Après que le romantisme, en réaction contre le classicisme, eut affirmé la valeur artistique du style gothique, Jacob Burckhardt et d'autres firent de la notion de renaissance, que Giorgio Vasari avait utilisée à propos du retour à l'Antiquité des XVe et XVIe s., un concept historique; ils définirent un art et une civilisation de la Renaissance, essentiellement italiens. Nous nous concentrons sur le domaine de l'histoire de l'art, bien que certains auteurs du XXe s. (Leonhard von Muralt, George Richard Potter) se soient servis de cette notion en histoire suisse générale, au chapitre de l'humanisme, mais aussi en parlant de "condottieri de la Renaissance" comme Hans Waldmann. Mais en Suisse, la Réforme, très liée à l'humanisme, succède directement au bas Moyen Age et il n'y a guère de sens à intercaler entre ces deux grandes périodes, en histoire générale, une époque Renaissance dont les manifestations seraient d'ailleurs quasi indécelables avant le XVIe s.

Caractéristiques de l'art Renaissance en Suisse

Le fait qu'au nord des Alpes, on ne se soit guère intéressé à la manière italienne antiquisante avant le XVIe s., et souvent dans le seul domaine de l'ornementation, a été considéré par l'histoire de l'art traditionnelle (Johann Rudolf Rahn pour la Suisse) comme un "attachement obstiné" au gothique "dégénéré", ou alors comme une forme de "style mixte" (Wilhelm Lübke). La notion de "style tardif", très courante dans l'histoire de l'art suisse et souvent connotée de manière tout à fait positive, est cependant trompeuse: les éléments "gothiques tardifs" que l'on reconnaît par exemple dans la structure de bâtiments profanes peuvent être plus porteurs d'avenir que telle forme reprise de l'Antiquité.

On ne peut parler d'art Renaissance au nord des Alpes qu'à partir du moment où, au XVIe s., l'on s'y confronta aux aspects les plus avancés de la Renaissance transalpine: la prétention exclusive de l'art italien à la vérité et le concept de génie. Il en résulta une compréhension plus profonde de la dialectique entre art et artisanat et, parallèlement à la formation d'idéologies nationales, une prise de conscience des diverses formes de la vérité en art.

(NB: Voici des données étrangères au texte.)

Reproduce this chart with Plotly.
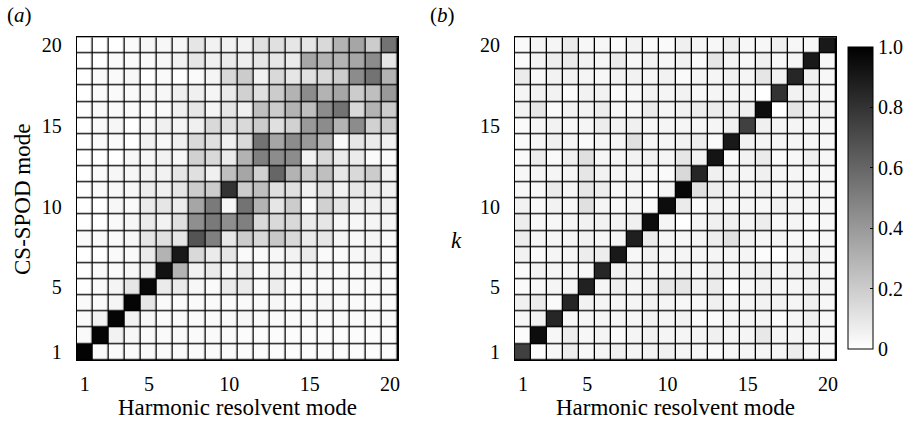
import plotly.graph_objects as go

modes = list(range(1, 21))
tick_vals = [1, 5, 10, 15, 20]
cbar_vals = [0, 0.2, 0.4, 0.6, 0.8, 1.0]
cbar_text = ["0", "0.2", "0.4", "0.6", "0.8", "1.0"]

# Panel (a): projection of CS-SPOD modes on harmonic resolvent modes.
# Rows listed from mode 20 (top) down to mode 1 (bottom); columns are modes 1..20.
proj_a_rows = [
    [0, 0, 0, 0.02, 0.03, 0.03, 0.03, 0.10, 0.05, 0.05, 0.05, 0.12, 0.12, 0.10, 0.10, 0.15, 0.30, 0.35, 0.20, 0.55],
    [0, 0, 0.02, 0.02, 0.02, 0.03, 0.05, 0.10, 0.06, 0.08, 0.07, 0.10, 0.10, 0.08, 0.35, 0.30, 0.30, 0.35, 0.45, 0.10],
    [0, 0.02, 0.02, 0.03, 0, 0.02, 0, 0.02, 0.04, 0.15, 0.20, 0.05, 0.15, 0.10, 0.12, 0.15, 0.20, 0.45, 0.55, 0.30],
    [0, 0.02, 0.02, 0.02, 0.03, 0.03, 0.06, 0.06, 0.04, 0.08, 0.18, 0.12, 0.20, 0.30, 0.45, 0.30, 0.35, 0.20, 0.25, 0.40],
    [0, 0.02, 0.02, 0.02, 0.02, 0.02, 0.06, 0.10, 0.04, 0.10, 0.06, 0.25, 0.20, 0.30, 0.25, 0.45, 0.55, 0.15, 0.30, 0.20],
    [0, 0.02, 0.03, 0, 0.03, 0.06, 0.04, 0.06, 0.15, 0.12, 0.15, 0.20, 0.12, 0.18, 0.40, 0.45, 0.30, 0.45, 0.18, 0.20],
    [0, 0.02, 0.02, 0, 0.05, 0.03, 0.06, 0.15, 0.12, 0.06, 0.15, 0.55, 0.35, 0.45, 0.40, 0.30, 0.02, 0.10, 0.08, 0.05],
    [0, 0, 0, 0.03, 0.03, 0.05, 0.03, 0.18, 0.15, 0.08, 0.30, 0.50, 0.45, 0.45, 0.05, 0.15, 0.08, 0.08, 0.02, 0.02],
    [0, 0.02, 0.03, 0.03, 0.05, 0.05, 0.10, 0.12, 0.06, 0.25, 0.35, 0.18, 0.60, 0.30, 0.20, 0.25, 0.10, 0.15, 0.20, 0.05],
    [0, 0.02, 0.03, 0.03, 0.07, 0.06, 0.10, 0.20, 0.20, 0.80, 0.20, 0.25, 0.12, 0.12, 0.05, 0.12, 0.05, 0.10, 0.08, 0.05],
    [0, 0, 0.03, 0.02, 0.08, 0.10, 0.07, 0.35, 0.52, 0.03, 0.55, 0.30, 0.10, 0.20, 0.02, 0.18, 0.10, 0.06, 0.06, 0.06],
    [0, 0, 0.02, 0.03, 0.08, 0.05, 0.12, 0.44, 0.52, 0.44, 0.50, 0.15, 0.15, 0.15, 0.08, 0.10, 0.03, 0.03, 0.04, 0.04],
    [0.02, 0.02, 0.02, 0.03, 0.10, 0.12, 0.10, 0.67, 0.50, 0.09, 0.20, 0.15, 0.22, 0.15, 0.08, 0.10, 0.04, 0.03, 0.04, 0.02],
    [0, 0, 0.02, 0.02, 0.08, 0.30, 0.90, 0.15, 0.08, 0.10, 0.02, 0.02, 0.03, 0.05, 0.08, 0.02, 0.02, 0.03, 0.04, 0.02],
    [0, 0.02, 0.02, 0.03, 0.06, 0.93, 0.30, 0.05, 0.08, 0.03, 0.08, 0.02, 0.05, 0.03, 0.03, 0.03, 0.02, 0.02, 0.03, 0.02],
    [0, 0.02, 0.04, 0.10, 0.97, 0.08, 0.08, 0.03, 0.02, 0.08, 0.08, 0.02, 0.07, 0.02, 0.02, 0.02, 0.02, 0.02, 0.02, 0.02],
    [0.02, 0.02, 0.04, 0.98, 0.10, 0.02, 0.02, 0.02, 0.02, 0.02, 0.02, 0.02, 0.03, 0.02, 0.02, 0.03, 0.02, 0.02, 0.02, 0.02],
    [0.02, 0.05, 0.98, 0.05, 0.03, 0.02, 0.02, 0.02, 0.02, 0.02, 0.03, 0.02, 0.02, 0.02, 0.02, 0.02, 0.02, 0.02, 0.02, 0.02],
    [0.02, 0.98, 0.05, 0.03, 0.02, 0.02, 0.02, 0.02, 0.02, 0.02, 0.01, 0.01, 0.01, 0.01, 0.01, 0.01, 0.01, 0.01, 0.01, 0.01],
    [0.99, 0.02, 0.02, 0.02, 0.02, 0.02, 0.02, 0.02, 0.02, 0.02, 0.01, 0.01, 0.01, 0.01, 0.01, 0.01, 0.01, 0.01, 0.01, 0.01],
]

# Panel (b): projection for mode index k (rows from k = 20 down to k = 1).
proj_b_rows = [
    [0.02, 0.04, 0.04, 0.08, 0.03, 0.03, 0.02, 0.05, 0.02, 0.02, 0.06, 0.04, 0.03, 0.07, 0.03, 0.03, 0.06, 0.03, 0.03, 0.90],
    [0.02, 0.05, 0.07, 0.08, 0.05, 0.04, 0.08, 0.03, 0.05, 0.04, 0.05, 0.02, 0.10, 0.04, 0.03, 0.06, 0.03, 0.04, 0.90, 0.03],
    [0.08, 0.03, 0.05, 0.05, 0.04, 0.03, 0.05, 0.05, 0.04, 0.05, 0.02, 0.04, 0.04, 0.05, 0.04, 0.10, 0.05, 0.85, 0.06, 0.03],
    [0.04, 0.05, 0.05, 0.02, 0.05, 0.05, 0.02, 0.03, 0.05, 0.04, 0.05, 0.03, 0.04, 0.04, 0.04, 0.00, 0.80, 0.05, 0.06, 0.03],
    [0.05, 0.10, 0.02, 0.05, 0.05, 0.07, 0.03, 0.03, 0.08, 0.04, 0.05, 0.07, 0.08, 0.06, 0.06, 0.95, 0.00, 0.10, 0.05, 0.05],
    [0.02, 0.04, 0.05, 0.03, 0.04, 0.07, 0.05, 0.06, 0.03, 0.04, 0.04, 0.04, 0.04, 0.06, 0.75, 0.06, 0.04, 0.04, 0.04, 0.03],
    [0.02, 0.04, 0.06, 0.04, 0.02, 0.04, 0.04, 0.12, 0.04, 0.04, 0.05, 0.07, 0.02, 0.90, 0.05, 0.04, 0.04, 0.04, 0.04, 0.03],
    [0.02, 0.07, 0.02, 0.06, 0.12, 0.04, 0.04, 0.05, 0.05, 0.04, 0.10, 0.05, 0.92, 0.02, 0.05, 0.08, 0.02, 0.03, 0.06, 0.03],
    [0.03, 0.04, 0.04, 0.04, 0.10, 0.05, 0.04, 0.04, 0.03, 0.02, 0.15, 0.85, 0.06, 0.05, 0.04, 0.06, 0.04, 0.04, 0.03, 0.03],
    [0.03, 0.03, 0.08, 0.04, 0.10, 0.07, 0.03, 0.04, 0.01, 0.04, 0.97, 0.12, 0.07, 0.05, 0.04, 0.05, 0.03, 0.04, 0.04, 0.03],
    [0.05, 0.03, 0.05, 0.03, 0.12, 0.04, 0.03, 0.04, 0.02, 0.95, 0.08, 0.02, 0.05, 0.04, 0.04, 0.03, 0.05, 0.04, 0.04, 0.03],
    [0.07, 0.03, 0.03, 0.04, 0.05, 0.05, 0.05, 0.06, 0.95, 0.04, 0.00, 0.04, 0.06, 0.06, 0.04, 0.07, 0.03, 0.04, 0.02, 0.03],
    [0.07, 0.04, 0.04, 0.04, 0.05, 0.04, 0.04, 0.88, 0.08, 0.04, 0.03, 0.04, 0.07, 0.12, 0.05, 0.04, 0.04, 0.03, 0.02, 0.03],
    [0.05, 0.02, 0.04, 0.04, 0.07, 0.07, 0.90, 0.03, 0.05, 0.04, 0.04, 0.04, 0.04, 0.04, 0.04, 0.01, 0.00, 0.04, 0.07, 0.03],
    [0.02, 0.05, 0.04, 0.04, 0.03, 0.85, 0.06, 0.05, 0.04, 0.04, 0.05, 0.03, 0.06, 0.04, 0.05, 0.06, 0.04, 0.05, 0.05, 0.03],
    [0.02, 0.03, 0.04, 0.04, 0.87, 0.04, 0.07, 0.04, 0.05, 0.10, 0.10, 0.05, 0.08, 0.01, 0.03, 0.05, 0.04, 0.04, 0.05, 0.04],
    [0.06, 0.08, 0.02, 0.85, 0.05, 0.04, 0.04, 0.04, 0.05, 0.04, 0.03, 0.03, 0.06, 0.04, 0.04, 0.05, 0.05, 0.04, 0.06, 0.03],
    [0.03, 0.05, 0.85, 0.03, 0.04, 0.04, 0.04, 0.04, 0.05, 0.04, 0.05, 0.02, 0.02, 0.04, 0.04, 0.04, 0.01, 0.04, 0.06, 0.03],
    [0.01, 0.95, 0.03, 0.07, 0.03, 0.04, 0.02, 0.04, 0.05, 0.04, 0.04, 0.04, 0.06, 0.04, 0.04, 0.09, 0.04, 0.04, 0.04, 0.03],
    [0.75, 0.01, 0.03, 0.07, 0.03, 0.04, 0.06, 0.04, 0.05, 0.06, 0.04, 0.04, 0.02, 0.03, 0.04, 0.04, 0.04, 0.07, 0.03, 0.02],
]

W, H = 912, 426
FONT = "Liberation Serif, Times New Roman, serif"
TICK_SIZE = 20
TITLE_SIZE = 23
grey_scale = [[0.0, "#ffffff"], [1.0, "#000000"]]


def px_x(v):
    return v / W


def px_y(v):
    return 1 - v / H


fig = go.Figure()

fig.add_trace(go.Heatmap(
    z=proj_a_rows[::-1], x=modes, y=modes,
    colorscale=grey_scale, zmin=0, zmax=1,
    xgap=1.3, ygap=1.3, showscale=False,
    xaxis="x", yaxis="y",
))

fig.add_trace(go.Heatmap(
    z=proj_b_rows[::-1], x=modes, y=modes,
    colorscale=grey_scale, zmin=0, zmax=1,
    xgap=1.3, ygap=1.3, showscale=True,
    xaxis="x2", yaxis="y2",
    colorbar=dict(
        x=px_x(848), xanchor="left", xref="paper",
        y=px_y(349), yanchor="bottom", yref="paper",
        len=302, lenmode="pixels",
        thickness=25, thicknessmode="pixels",
        outlinecolor="#000", outlinewidth=1,
        tickvals=cbar_vals, ticktext=cbar_text,
        ticks="inside", ticklen=3, tickcolor="#000",
        tickfont=dict(family=FONT, size=TICK_SIZE, color="#000"),
        ypad=0, xpad=0,
    ),
))

axis_common = dict(
    range=[0.5, 20.5],
    tickvals=tick_vals,
    ticks="",
    showgrid=False, zeroline=False,
    showline=True, mirror=True, linecolor="#000", linewidth=1,
    tickfont=dict(family=FONT, size=TICK_SIZE, color="#000"),
    fixedrange=True,
)

y0, y1 = px_y(360), px_y(37.3)

fig.update_layout(
    width=W, height=H,
    margin=dict(l=0, r=0, t=0, b=0, autoexpand=False),
    paper_bgcolor="#ffffff",
    plot_bgcolor="#000000",
    font=dict(family=FONT, color="#000"),
    xaxis=dict(axis_common, domain=[px_x(76.7), px_x(398)], anchor="y", ticklabelstandoff=6),
    yaxis=dict(axis_common, domain=[y0, y1], anchor="x", ticklabelstandoff=10),
    xaxis2=dict(axis_common, domain=[px_x(515), px_x(836)], anchor="y2", ticklabelstandoff=6),
    yaxis2=dict(axis_common, domain=[y0, y1], anchor="x2", ticklabelstandoff=10),
    annotations=[
        dict(text="(<i>a</i>)", x=px_x(19), y=px_y(15), font=dict(family=FONT, size=21)),
        dict(text="(<i>b</i>)", x=px_x(442), y=px_y(15), font=dict(family=FONT, size=21)),
        dict(text="Harmonic resolvent mode", x=px_x((76.7 + 398) / 2), y=px_y(407)),
        dict(text="Harmonic resolvent mode", x=px_x((515 + 836) / 2), y=px_y(407)),
        dict(text="CS-SPOD mode", x=px_x(22), y=px_y(200), textangle=-90),
        dict(text="<i>k</i>", x=px_x(456), y=px_y(240)),
    ],
)
fig.update_annotations(xref="paper", yref="paper", showarrow=False,
                       xanchor="center", yanchor="middle")
for ann in fig.layout.annotations:
    if ann.font.size is None:
        ann.font = dict(family=FONT, size=TITLE_SIZE, color="#000")

fig.write_html("out.html")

En Suisse aussi, les humanistes forgèrent des mythes nationaux, mais le refus de la vie de cour et la violente hostilité des réformateurs envers les images empêchèrent l'élaboration d'un art perçu comme national dans un cadre culturel cohérent. Néanmoins, la Suisse du XVIe s. est un cas intéressant pour l'historien. Indifférentes aux questions de style, les élites eurent cependant la volonté de créer, à partir d'éléments artistiques divers, des objets significatifs, enracinés dans la topographie traditionnelle. Cela est perceptible dans l'architecture et l'urbanisme, mais aussi dans la sculpture et l'artisanat d'art: citons comme exemples les statues ornant des fontaines (fontaine de la Justice à Berne), les vitraux à motifs héraldiques et allégoriques que les cantons donnaient et recevaient en cadeaux, les boiseries des salons et leurs poêles à catelles; ces genres contribuèrent à la formation d'une iconographie nationale.

La peinture au nord des Alpes

Le Christ mort. Huile sur toile réalisée en 1521-1522 par Hans Holbein le Jeune (Kunstmuseum Basel; photographie Martin Bühler).
Le Christ mort. Huile sur toile réalisée en 1521-1522 par Hans Holbein le Jeune (Kunstmuseum Basel; photographie Martin Bühler). […]

Au début du XVIe s., Bâle présente l'image par excellence d'une ville de la Renaissance amie des arts. Ce centre de l'humanisme et de l'imprimerie réussit à retenir en ses murs, de 1515 à 1532, Hans Holbein le Jeune, d'Augsbourg, l'un des grands artistes de l'époque. La Madone au manteau (ou Madone de Darmstadt) qu'il peignit pour un bourgmestre catholique de Bâle passait au XIXe s. pour l'emblème de la Renaissance allemande. Maintes œuvres de la période bâloise de Holbein offrent d'autres exemples de conceptions avancées, tant au point de vue du genre et des fonctions que de l'iconographie: citons les fresques de la salle du Grand Conseil de Bâle (en partie perdues), avec des scènes de l'Antiquité et de l'Ancien Testament, la prédelle hypernaturaliste du Christ mort, la série de portraits d'Erasme, témoins de nouvelles techniques d'autoreprésentation des lettrés. Le Bernois Nicolas Manuel, auteur d'une impressionnante Danse macabre, à la fois peintre, militant de la Réforme et dirigeant politique, fit une heureuse carrière grâce à ses multiples talents, alors que le Zurichois Hans Asper, privé des ressources de la peinture sacrée, tomba dans la misère.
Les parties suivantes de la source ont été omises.